Effect of lumbar nerve root compression on primary sensory neurons and their central branches: changes in the nociceptive neuropeptides substance P and somatostatin

Abstract

Study design: This study examined the effect of lumbar nerve root compression on nociceptive neuropeptides in the axonal flow using an in vivo model.

Objectives: The aim was to investigate changes in axonal flow after nerve root compression by using immunohistochemical techniques to detect substance P (SP) and somatostatin (SOM), which is thought to be involved in temperature and pain sensation.

Summary of background data: Disturbance of intraradicular blood flow and nerve fiber deformation caused by mechanical compression are thought to be involved in the pathophysiology of diseases characterized by radicular symptoms, such as lumbar disc herniation and lumbar canal stenosis. However, little research has been conducted into the changes of axonal flow associated with nerve root compression.

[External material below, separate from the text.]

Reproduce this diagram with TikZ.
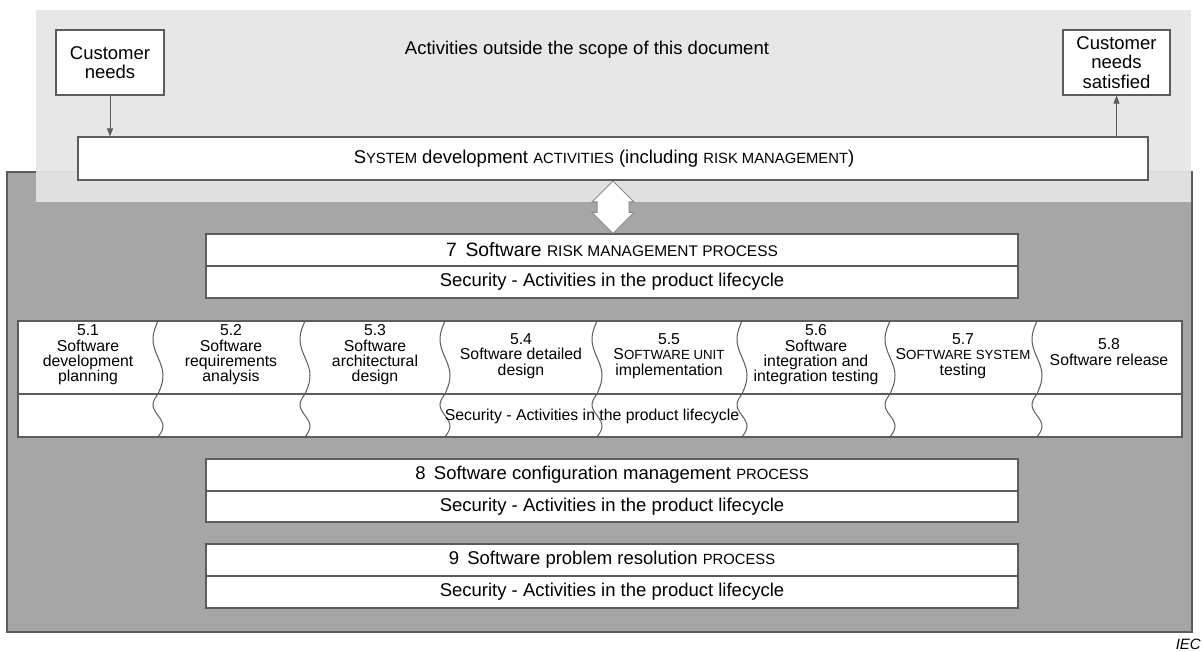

Methods: In dogs, the lumbar nerve roots were compressed using four types of clips with different pressures. Changes of SP and SOM levels in the spinal dorsal horn, dorsal root, and dorsal root ganglions were examined immunohistochemically after compression for 24 hours or 1 week.

Results: After compression for 24 hours, axonal flow in the dorsal root was impaired, accumulation of SP and SOM was observed distal to the site of compression, and there was a decrease in the number of dorsal root ganglion cells showing positively for these neurotransmitters. Compression for 1 week resulted in a decrease in the number of SP- and SOM-positive fibers in the spinal dorsal horn.

Conclusion: Change of axonal flow resulting from direct nerve compression could affect the metabolism of neurotransmitters that flow inside the axons and may be a primary cause of the decline in nerve function.